The online video gaming industry is huge and getting huger every year – almost as big as Hollywood and on a growth trajectory that will continue to cut into the TV audience for sports. But for all the realism and sophistication found in the new product launches and annual updates, video games lack something important that can still be found in playing old school board games: face-to-face human interaction and intimacy.
It’s almost Christmas. A lot of people will be off work with vacation time and a lot of families and friends will gather to celebrate and catch up. Tis the season when classic board games like Life, Trivial Pursuit, Monopoly. Clue, and Scrabble will be lifted down from top closet shelves and dusted off. Holidays are for games.
Here are three holiday game ideas that you might want to try or adapt with your friends and family members.
1. Settlers of Catan. My soon to be son-in-law brought this to our family Christmas gathering last year and the award-winning game was an instant hit. Think of Risk on steroids without the cannons and destroyed troops. The board comes in about 30 pieces and can be set up different every time. Up to six can play. The goal is to get 10 ‘victory points’, which are gained by building roads, settlements, cities, and armies. Players have to accumulate wood, bricks, ore, sheep, and grain through strategically building settlements in the right spots – and through good old-fashioned barter with other players. Sounds complicated but it only takes 15 to 30 minutes to learn. There are game extensions in the Catan family that can take you on the ocean or to outer space or into particular historical epochs, like the Roman Empire.
2. Fast Scrabble. I like regular Scrabble just fine but if you want an interesting variation try ‘fast scrabble.’ All tiles are placed in the middle of the table face down. The first player turns over a tile. If it’s a one-letter word like ‘I’ or ‘A’ then the first player to call out the word gets to keep the tile, face up, in front of him or her. If it’s not a word, the tile remains with the person who turned it over as a free letter. The second player turns over a tile and again, whoever calls out a word, made from that letter or that letter and any other letters that are face up, gets all the tiles to make a new word. If ‘A’ came up first and then ‘M’ came up second, player three can call out ‘Am’ and keeps that word in front of him. If the third letter pulled up is ‘C’ then the first player can call ‘Cam’ and all letters come back to him or her. If the next letter is an ‘E’ then someone can yell ‘Came’ and the tiles are now all theirs. Once a word is formed the letters must stay intact and in that order but can switch to different players throughout the game. ‘Oven’ can become ‘Coven’ can become ‘Covens’ and so on. When all tiles have been turned over, each player adds up the points on their tiles that are formed into words and subtracts any letters that are sitting free. Loud. Fast. Fun.

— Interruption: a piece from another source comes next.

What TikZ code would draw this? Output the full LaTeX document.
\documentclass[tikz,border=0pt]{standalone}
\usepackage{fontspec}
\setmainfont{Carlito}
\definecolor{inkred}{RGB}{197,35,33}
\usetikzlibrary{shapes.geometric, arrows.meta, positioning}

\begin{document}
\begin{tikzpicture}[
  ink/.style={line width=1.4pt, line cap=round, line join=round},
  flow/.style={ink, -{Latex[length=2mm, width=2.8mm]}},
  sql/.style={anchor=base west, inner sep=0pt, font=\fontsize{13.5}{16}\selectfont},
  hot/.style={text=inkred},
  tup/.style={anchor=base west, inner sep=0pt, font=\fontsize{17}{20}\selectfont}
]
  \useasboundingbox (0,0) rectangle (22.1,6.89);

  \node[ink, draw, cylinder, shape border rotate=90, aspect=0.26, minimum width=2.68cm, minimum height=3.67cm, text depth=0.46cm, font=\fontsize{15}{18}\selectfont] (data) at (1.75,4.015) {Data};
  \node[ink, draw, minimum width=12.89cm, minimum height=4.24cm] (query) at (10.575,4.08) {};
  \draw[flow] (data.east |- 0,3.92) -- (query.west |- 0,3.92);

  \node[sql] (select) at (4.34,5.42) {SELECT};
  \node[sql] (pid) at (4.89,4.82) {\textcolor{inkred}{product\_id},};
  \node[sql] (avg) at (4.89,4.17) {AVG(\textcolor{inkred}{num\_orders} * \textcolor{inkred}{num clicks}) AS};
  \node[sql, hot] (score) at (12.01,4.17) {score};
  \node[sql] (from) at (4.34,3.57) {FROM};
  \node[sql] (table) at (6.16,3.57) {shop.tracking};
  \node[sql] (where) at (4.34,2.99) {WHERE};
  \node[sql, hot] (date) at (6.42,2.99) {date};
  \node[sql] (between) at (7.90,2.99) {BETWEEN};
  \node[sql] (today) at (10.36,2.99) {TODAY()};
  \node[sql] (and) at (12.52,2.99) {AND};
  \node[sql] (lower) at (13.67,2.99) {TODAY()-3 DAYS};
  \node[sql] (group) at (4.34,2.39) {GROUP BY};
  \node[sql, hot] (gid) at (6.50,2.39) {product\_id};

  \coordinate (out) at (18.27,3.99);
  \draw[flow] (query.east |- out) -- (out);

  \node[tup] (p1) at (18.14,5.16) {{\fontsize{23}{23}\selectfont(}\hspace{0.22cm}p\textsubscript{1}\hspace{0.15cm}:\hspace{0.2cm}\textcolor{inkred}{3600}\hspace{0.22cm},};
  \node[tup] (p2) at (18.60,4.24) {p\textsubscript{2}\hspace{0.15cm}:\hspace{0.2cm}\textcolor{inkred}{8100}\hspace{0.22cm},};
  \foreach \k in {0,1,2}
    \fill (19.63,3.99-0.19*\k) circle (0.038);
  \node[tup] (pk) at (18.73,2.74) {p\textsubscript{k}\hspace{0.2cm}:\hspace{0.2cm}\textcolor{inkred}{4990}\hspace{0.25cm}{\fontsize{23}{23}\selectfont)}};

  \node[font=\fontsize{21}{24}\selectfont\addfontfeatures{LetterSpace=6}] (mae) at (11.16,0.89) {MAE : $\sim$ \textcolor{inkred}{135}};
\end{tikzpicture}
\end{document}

3. Team Hybrid Game Night. One of our favorite activities during the holidays is a family and/or friend game night where we divide into teams and play a combination of popular games, a new one each round. This works best with four or five teams going four to five rounds. We like to use Trivial Pursuit (each team is asked every question on a single card per round and is awarded 10 to 20 points per correct answer), Pictionary (50 points for identifying the picture), Tabu (20 points per correct word), Outburst (10 points per correct word), Scene-It (all teams compete at once in an ‘All Play’), but you can come up with a myriad of other options, like Charades or Family Feud, by adapting your favorite games into the process. One of the nice things about the team approach is that you can enjoy competition but no one gets singled out as not being good at something like Trivial Pursuit. I like to do a final round where points are doubled and each team gets to choose which of the previous games played they want to try.
Whether you’re gearing up to drive to Grandma’s or are hosting a group of friends on Christmas afternoon, don’t get stuck in the rut of staring at the TV screen and missing out on the people around you. Games or no games, find ways to interact face-to-face.
Jessica says
I love Hybrid Game Night! Those were good times at the Gilroy house.
Jessica says
I love Hybrid Game Night! Those were good times at the Gilroy house.
Mark Gilroy says
Definitely good times in Tulsa! I still think Jeremy cheated on the Trivial Pursuit cards. He would study them instead of finals!
Bradford says
I didn’t cheat! I’m just that smart. I don’t know why nobody believes that 🙂
Hybrid game night was a great time! I miss those days!